JOB — Without the pictures, repeat the listing character for character.
## BEGIN GIVEN INFORMATION
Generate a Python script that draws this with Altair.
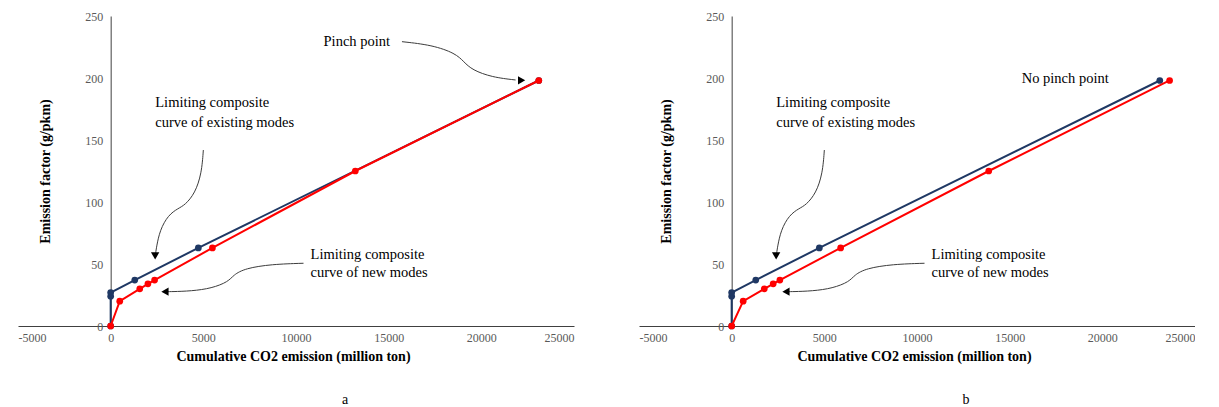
import altair as alt
import pandas as pd

FONT = "Times New Roman, Liberation Serif, serif"
W, H = 556, 310

# Limiting composite curve of existing modes (same in both panels)
exist_x = [0, 0, 0, 1300, 4730, 23100]
exist_y = [0, 24, 27, 37, 63, 198]

# Limiting composite curve of new modes, panel a
new_a_x = [0, 490, 1570, 2010, 2370, 5490, 13200, 23100]
new_a_y = [0, 20, 30, 34, 37, 63, 125, 198]

# Limiting composite curve of new modes, panel b
new_b_x = [0, 620, 1760, 2240, 2600, 5880, 13870, 23630]
new_b_y = [0, 20, 30, 34, 37, 63, 125, 198]

x_ticks = [-5000, 0, 5000, 10000, 15000, 20000, 25000]
y_ticks = [0, 50, 100, 150, 200, 250]

# Annotation arrow paths (data units)
pinch_arrow_x = [15718, 17340, 18605, 19054, 19502, 20583, 21848]
pinch_arrow_y = [229.3, 226.6, 219.9, 213.1, 206.5, 200.6, 198.4]
exist_arrow_x = [5000, 4908, 4551, 4011, 3649, 3108, 2659, 2476, 2420]
exist_arrow_y = [141.9, 123.1, 107.0, 97.6, 94.9, 89.5, 77.4, 64.0, 58.0]
new_arrow_x = [10405, 8691, 7254, 6621, 6351, 5449, 4368, 3286, 3000]
new_arrow_y = [50.6, 49.8, 46.5, 41.1, 35.7, 30.4, 28.2, 27.7, 27.7]

# Arrow heads
head_pinch = (22173, 198.1, "triangle-right")
head_exist = (2400, 56.5, "triangle-down")
head_new = (2930, 27.7, "triangle-left")

# Annotation texts
txt_exist = [("Limiting  composite", 2405, 179.8), ("curve  of existing  modes", 2405, 163.5)]
txt_new = [("Limiting  composite", 10784, 57.3), ("curve  of new modes", 10784, 42.5)]
txt_pinch_a = [("Pinch  point", 11486, 229.3)]
txt_pinch_b = [("No pinch  point", 15649, 199.2)]

xs = alt.Scale(domain=[-5000, 25000], nice=False, zero=False)
ys = alt.Scale(domain=[0, 250], nice=False, zero=False)

xaxis = alt.Axis(values=x_ticks, labelExpr="'' + datum.value", ticks=False, grid=False,
                 domainColor="#404040", domainWidth=1,
                 labelColor="#595959", labelFont=FONT, labelFontSize=12, labelPadding=6,
                 title="Cumulative  CO2 emission (million  ton)", titleFont=FONT,
                 titleFontSize=14, titleFontWeight="bold", titleColor="black",
                 titlePadding=6, titleX=275)
yaxis = alt.Axis(values=y_ticks, ticks=False, grid=False, offset=-W * 5000 / 30000,
                 domainColor="#404040", domainWidth=1,
                 labelColor="#595959", labelFont=FONT, labelFontSize=12, labelPadding=8,
                 title="Emission factor (g/pkm)", titleFont=FONT, titleFontSize=14,
                 titleFontWeight="bold", titleColor="black", titlePadding=32)


def X():
    return alt.X("x:Q", scale=xs, axis=xaxis)


def Y():
    return alt.Y("y:Q", scale=ys, axis=yaxis)


def curve(xv, yv, color):
    df = pd.DataFrame({"x": xv, "y": yv, "i": list(range(len(xv)))})
    base = alt.Chart(df).encode(x=X(), y=Y(), order="i:Q")
    return base.mark_line(color=color, strokeWidth=2) + base.mark_point(
        color=color, filled=True, opacity=1, size=45)


def panel(new_x, new_y, with_pinch_arrow, pinch_texts, caption):
    layers = [curve(exist_x, exist_y, "#1F3864"), curve(new_x, new_y, "#FF0000")]
    paths = [(exist_arrow_x, exist_arrow_y), (new_arrow_x, new_arrow_y)]
    heads = [head_exist, head_new]
    if with_pinch_arrow:
        paths.append((pinch_arrow_x, pinch_arrow_y))
        heads.append(head_pinch)
    rows = []
    for k, (px, py) in enumerate(paths):
        for i, (a, b) in enumerate(zip(px, py)):
            rows.append({"x": a, "y": b, "id": k, "i": i})
    adf = pd.DataFrame(rows)
    layers.append(alt.Chart(adf).mark_line(interpolate="basis", color="#3c3c3c", strokeWidth=1).encode(
        x=X(), y=Y(), detail="id:N", order="i:Q"))
    hdf = pd.DataFrame({"x": [h[0] for h in heads], "y": [h[1] for h in heads],
                        "shape": [h[2] for h in heads]})
    layers.append(alt.Chart(hdf).mark_point(filled=True, color="black", opacity=1, size=70).encode(
        x=X(), y=Y(), shape=alt.Shape("shape:N", scale=None)))
    texts = txt_exist + txt_new + pinch_texts
    tdf = pd.DataFrame({"t": [t[0] for t in texts], "x": [t[1] for t in texts],
                        "y": [t[2] for t in texts]})
    layers.append(alt.Chart(tdf).mark_text(align="left", baseline="middle", font=FONT,
                                           fontSize=14.5, color="black").encode(
        x=X(), y=Y(), text="t:N"))
    return alt.layer(*layers).properties(
        width=W, height=H,
        title=alt.TitleParams(caption, orient="bottom", dx=49, offset=30, font=FONT,
                              fontSize=14, fontWeight="normal", color="black"))


a = panel(new_a_x, new_a_y, True, txt_pinch_a, "a")
b = panel(new_b_x, new_b_y, False, txt_pinch_b, "b")

chart = alt.hconcat(a, b, spacing=65, bounds="flush").configure_view(stroke=None).properties(
    padding={"left": 10, "top": 2, "right": 0, "bottom": 0})

chart.save("out.html", embed_options={"renderer": "svg", "actions": False})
## END GIVEN INFORMATION
FINAL RESULT —
Generate a Python script that draws this with Altair.
import altair as alt
import pandas as pd

FONT = "Times New Roman, Liberation Serif, serif"
W, H = 556, 310

# Limiting composite curve of existing modes (same in both panels)
exist_x = [0, 0, 0, 1300, 4730, 23100]
exist_y = [0, 24, 27, 37, 63, 198]

# Limiting composite curve of new modes, panel a
new_a_x = [0, 490, 1570, 2010, 2370, 5490, 13200, 23100]
new_a_y = [0, 20, 30, 34, 37, 63, 125, 198]

# Limiting composite curve of new modes, panel b
new_b_x = [0, 620, 1760, 2240, 2600, 5880, 13870, 23630]
new_b_y = [0, 20, 30, 34, 37, 63, 125, 198]

x_ticks = [-5000, 0, 5000, 10000, 15000, 20000, 25000]
y_ticks = [0, 50, 100, 150, 200, 250]

# Annotation arrow paths (data units)
pinch_arrow_x = [15718, 17340, 18605, 19054, 19502, 20583, 21848]
pinch_arrow_y = [229.3, 226.6, 219.9, 213.1, 206.5, 200.6, 198.4]
exist_arrow_x = [5000, 4908, 4551, 4011, 3649, 3108, 2659, 2476, 2420]
exist_arrow_y = [141.9, 123.1, 107.0, 97.6, 94.9, 89.5, 77.4, 64.0, 58.0]
new_arrow_x = [10405, 8691, 7254, 6621, 6351, 5449, 4368, 3286, 3000]
new_arrow_y = [50.6, 49.8, 46.5, 41.1, 35.7, 30.4, 28.2, 27.7, 27.7]

# Arrow heads
head_pinch = (22173, 198.1, "triangle-right")
head_exist = (2400, 56.5, "triangle-down")
head_new = (2930, 27.7, "triangle-left")

# Annotation texts
txt_exist = [("Limiting  composite", 2405, 179.8), ("curve  of existing  modes", 2405, 163.5)]
txt_new = [("Limiting  composite", 10784, 57.3), ("curve  of new modes", 10784, 42.5)]
txt_pinch_a = [("Pinch  point", 11486, 229.3)]
txt_pinch_b = [("No pinch  point", 15649, 199.2)]

xs = alt.Scale(domain=[-5000, 25000], nice=False, zero=False)
ys = alt.Scale(domain=[0, 250], nice=False, zero=False)

xaxis = alt.Axis(values=x_ticks, labelExpr="'' + datum.value", ticks=False, grid=False,
                 domainColor="#404040", domainWidth=1,
                 labelColor="#595959", labelFont=FONT, labelFontSize=12, labelPadding=6,
                 title="Cumulative  CO2 emission (million  ton)", titleFont=FONT,
                 titleFontSize=14, titleFontWeight="bold", titleColor="black",
                 titlePadding=6, titleX=275)
yaxis = alt.Axis(values=y_ticks, ticks=False, grid=False, offset=-W * 5000 / 30000,
                 domainColor="#404040", domainWidth=1,
                 labelColor="#595959", labelFont=FONT, labelFontSize=12, labelPadding=8,
                 title="Emission factor (g/pkm)", titleFont=FONT, titleFontSize=14,
                 titleFontWeight="bold", titleColor="black", titlePadding=32)


def X():
    return alt.X("x:Q", scale=xs, axis=xaxis)


def Y():
    return alt.Y("y:Q", scale=ys, axis=yaxis)


def curve(xv, yv, color):
    df = pd.DataFrame({"x": xv, "y": yv, "i": list(range(len(xv)))})
    base = alt.Chart(df).encode(x=X(), y=Y(), order="i:Q")
    return base.mark_line(color=color, strokeWidth=2) + base.mark_point(
        color=color, filled=True, opacity=1, size=45)


def panel(new_x, new_y, with_pinch_arrow, pinch_texts, caption):
    layers = [curve(exist_x, exist_y, "#1F3864"), curve(new_x, new_y, "#FF0000")]
    paths = [(exist_arrow_x, exist_arrow_y), (new_arrow_x, new_arrow_y)]
    heads = [head_exist, head_new]
    if with_pinch_arrow:
        paths.append((pinch_arrow_x, pinch_arrow_y))
        heads.append(head_pinch)
    rows = []
    for k, (px, py) in enumerate(paths):
        for i, (a, b) in enumerate(zip(px, py)):
            rows.append({"x": a, "y": b, "id": k, "i": i})
    adf = pd.DataFrame(rows)
    layers.append(alt.Chart(adf).mark_line(interpolate="basis", color="#3c3c3c", strokeWidth=1).encode(
        x=X(), y=Y(), detail="id:N", order="i:Q"))
    hdf = pd.DataFrame({"x": [h[0] for h in heads], "y": [h[1] for h in heads],
                        "shape": [h[2] for h in heads]})
    layers.append(alt.Chart(hdf).mark_point(filled=True, color="black", opacity=1, size=70).encode(
        x=X(), y=Y(), shape=alt.Shape("shape:N", scale=None)))
    texts = txt_exist + txt_new + pinch_texts
    tdf = pd.DataFrame({"t": [t[0] for t in texts], "x": [t[1] for t in texts],
                        "y": [t[2] for t in texts]})
    layers.append(alt.Chart(tdf).mark_text(align="left", baseline="middle", font=FONT,
                                           fontSize=14.5, color="black").encode(
        x=X(), y=Y(), text="t:N"))
    return alt.layer(*layers).properties(
        width=W, height=H,
        title=alt.TitleParams(caption, orient="bottom", dx=49, offset=30, font=FONT,
                              fontSize=14, fontWeight="normal", color="black"))


a = panel(new_a_x, new_a_y, True, txt_pinch_a, "a")
b = panel(new_b_x, new_b_y, False, txt_pinch_b, "b")

chart = alt.hconcat(a, b, spacing=65, bounds="flush").configure_view(stroke=None).properties(
    padding={"left": 10, "top": 2, "right": 0, "bottom": 0})

chart.save("out.html", embed_options={"renderer": "svg", "actions": False})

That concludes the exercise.